When we chat, she’d been in the job no more than 72 hours.
Flexibility is key
To interview a logistician, you need to think like one; know what you want to ask and get there quickly. This was never more pertinent than when chatting with Athalie, whose daily schedule is currently back-to-back with briefings and meetings to get her up to speed on the cluster’s operations.
The Logistics Cluster is currently active across eight emergency operations, combined with a global training programme, and a robust preparedness initiative which currently spans four continents.
Activities vary depending on the country and context, and operational diversity is an understatement. This is something Athalie places emphasis on as we talk through the cluster’s current activities.
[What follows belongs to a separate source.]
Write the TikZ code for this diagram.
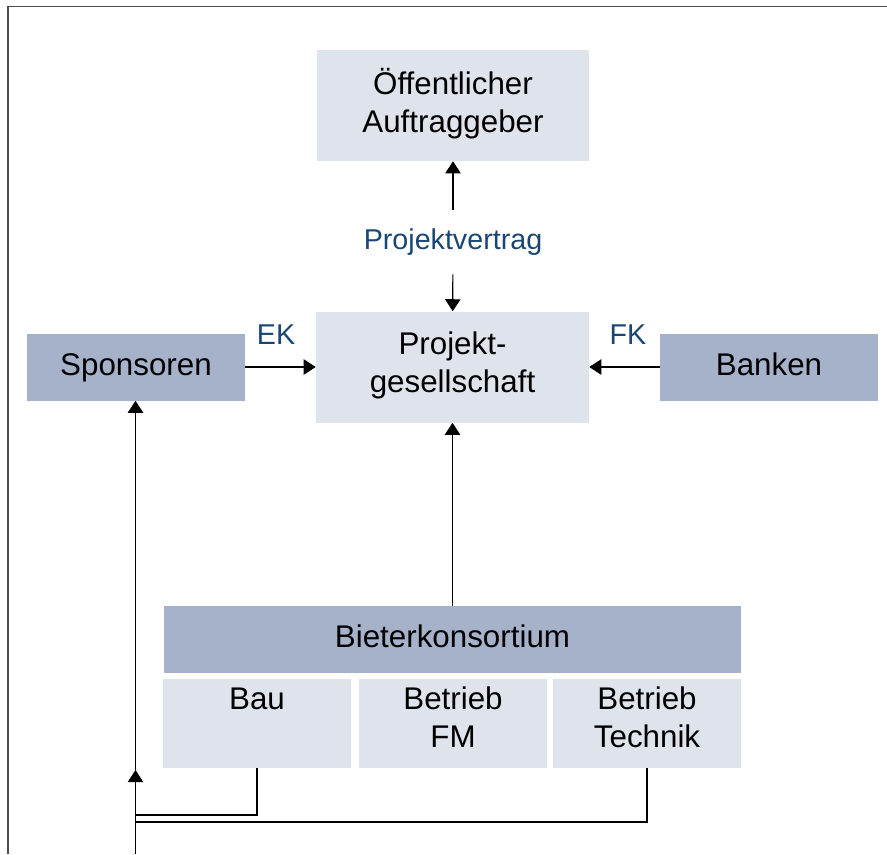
\documentclass[tikz,border=0pt]{standalone}
\usepackage{fontspec}
\setmainfont{Liberation Sans}
\usetikzlibrary{arrows.meta,positioning}
\definecolor{boxlight}{HTML}{DFE3EC}
\definecolor{boxdark}{HTML}{A6B1CA}
\definecolor{lblblue}{HTML}{1A4676}
\begin{document}
\begin{tikzpicture}[x=0.75pt,y=-0.75pt,
					every node/.style={align=center, inner sep=0pt, font=\fontsize{23.5}{28.5}\selectfont},
					light/.style={fill=boxlight},
					dark/.style={fill=boxdark, minimum height=50.25pt, text height=17pt, text depth=5pt},
					part/.style={fill=boxlight, minimum width=141pt, minimum height=66.75pt, text depth=9pt},
					lbl/.style={text=lblblue, font=\fontsize{21.5}{26}\selectfont},
					conn/.style={line width=0.9pt, -{Triangle[length=9pt,width=11.5pt]}}]
				\useasboundingbox (0,0) rectangle (887,854);
				\draw[black!70, line width=1pt] (8,854) -- (8,6.5) -- (887,6.5);
				% boxes
				\node[light, minimum width=204pt, minimum height=83.25pt, text depth=7pt] (oag) at (453,105.5) {Öffentlicher\\Auftraggeber};
				\node[light, minimum width=204.75pt, minimum height=83.25pt, text depth=7pt] (pg) at (452.5,367) {Projekt-\\gesellschaft};
				\node[dark, minimum width=163.5pt] (spons) at (136,367) {Sponsoren};
				\node[dark, minimum width=163.5pt] (banken) at (769,367) {Banken};
				\node[dark, minimum width=432.75pt] (bk) at (452.5,639.5) {Bieterkonsortium};
				\node[part] (bau) at (257,723.5) {Bau\\\phantom{B}};
				\node[part] (fm) at (453,723.5) {Betrieb\\FM};
				\node[part] (tech) at (647,723.5) {Betrieb\\Technik};
				% labels
				\node[lbl, minimum height=48pt] (vertrag) at (453,242) {Projektvertrag};
				\node[lbl] (ek) at (276,335) {EK};
				\node[lbl] (fk) at (628,335) {FK};
				% connectors
				\draw[conn] (vertrag) -- (oag);
				\draw[conn] (vertrag) -- (pg);
				\draw[conn] (spons) -- (pg);
				\draw[conn] (banken) -- (pg);
				\draw[conn] (bk) -- (pg);
				\coordinate (foot) at (135.5,854);
				\coordinate (mid) at (135.5,770);
				\coordinate (jbau) at (135.5,815);
				\coordinate (jtech) at (135.5,822);
				\draw[conn] (foot) -- (mid);
				\draw[conn] (mid) -- (mid |- spons.south);
				\draw[line width=0.9pt] (bau.south) |- (jbau);
				\draw[line width=0.9pt] (tech.south) |- (jtech);
			\end{tikzpicture}
\end{document}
Consider just this handful of examples: in South Sudan, the team is taking the lead on pandemic preparedness initiatives while in the midst of an ongoing large-scale emergency operation, with the current Ebola Virus Disease outbreak in the Democratic Republic of Congo placing neighbouring countries on high alert.
In Syria, the operation spans countries, with cross-border operations being a crucial component of the response; in CAR ongoing insecurity, paired with heavy rains, means the cluster has a pivotal role to play in facilitating access to air ops; in Cox’s Bazar, our team is currently testing the latest in logistics innovation, with a near-real time, digital access constraints application rolling out in line with the current monsoon season; and in Malawi and Mozambique, staff on the ground are working with the governments and local partners on strengthening supply chain resilience following the devastating impact of Cyclone Idai earlier this year.
It’s a busy job, and one where flexibility is key.
“As a cluster, we need to make sure we are keeping pace with operational needs. We need to look into how we can evolve and change to meet the needs of our partners – whether it be at local, regional or global level. Being agile is at the core of what we do.”
“The cluster is the essence of humanitarian collaboration”
Across its 2018 operations, the Logistics Cluster community was made up of more than 600 partner organisations, over half of which were national actors. When you add in preparedness and training initiatives the number of partners only grows. And, it is this element of partnership, which first sparked Athalie’s interest in the role.
“Humanitarian collaboration is something I’ve always been inspired by. My first long-term field mission with the WFP was in North Darfur as a Field Security Officer, and it was here where I experienced not just the enormity of the challenges that can face a humanitarian operation with a significant logistics component, but also what the humanitarian community was capable of with regards to overcoming access and logistics challenges when the different actors come together. You saw agencies pushing the boundaries on what could be achieved with the dedication of their teams and some inventive ways of thinking.”
“The cluster is the essence of humanitarian collaboration, of doing it all together. The opportunity to work across diverse groups with the same goal and the same purpose is something that really captured me. You can feel the unity, a shared sense of purpose.”
A few days after we speak to Athalie she’d have the first chance to experience exactly this, travelling to Dublin for the Logistics Cluster’s biannual Global Meeting held in collaboration with its wide network of partners. As soon as possible she intends to head out to visit colleagues in the field.
“For me that field connection is one of the most important elements of the job. I don’t think I’ll be able to fully grasp all the cogs and screws that make up the Logistics Cluster before meeting our teams on the ground. They’re the ones at the forefront of the operations. What I want to find out from them is not only what’s working, but also what are the greatest challenges. How can we support them better? How can we, as a community, be more efficient when it comes to logistics on the ground?”
First stop? Athalie is hoping to visit CAR in November.